Object fetching from cluttered shelves is an important capability for robots to assist
humans in
real-world scenarios.
Achieving this task demands robotic behaviors that prioritize safety by minimizing
disturbances
to
surrounding objects—an
essential but highly challenging requirement due to restricted motion space, limited fields
of
view, and
complex object dynamics.
In this paper, we introduce FetchBot, a sim-to-real framework designed to enable zero-shot
generalizable
and safety-aware
object fetching from cluttered shelves in real-world settings. To address data scarcity, we
propose an
efficient voxel-based method
for generating diverse simulated cluttered shelf scenes at scale and train a dynamics-aware
reinforcement
learning (RL) policy to generate
object fetching trajectories within these scenes. This RL policy, which leverages oracle
information, is
subsequently distilled into a
vision-based policy for real-world deployment.
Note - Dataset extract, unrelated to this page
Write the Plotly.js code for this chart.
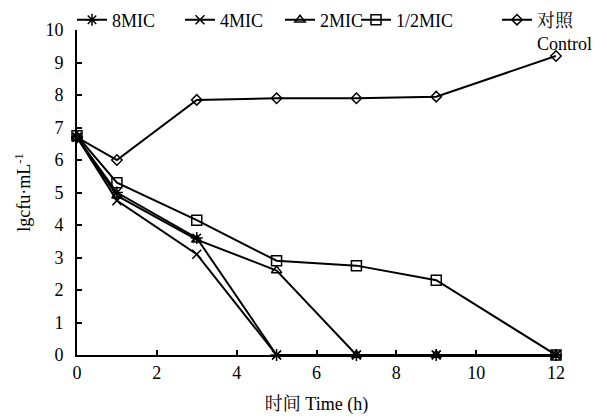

Considering that sim-to-real discrepancies
stem
from
texture variations mostly while from geometric
dimensions rarely, we propose to adopt depth information estimated by full-fledged depth
foundation models
as the input for the vision-based policy
to mitigate sim-to-real gap. To tackle the challenge of limited views, we design a novel
architecture for
learning multi-view representations,
allowing for comprehensive encoding of cluttered shelf scenes. This enables FetchBot to
effectively
minimize collisions while fetching
objects from varying positions and depths, ensuring robust and safety-aware operation. Both
simulation and
real-robot experiments demonstrate
FetchBot's superior generalization ability, particularly in handling a broad range of
real-world
scenarios, including diverse scene layouts
and objects with varying geometries and dimensions.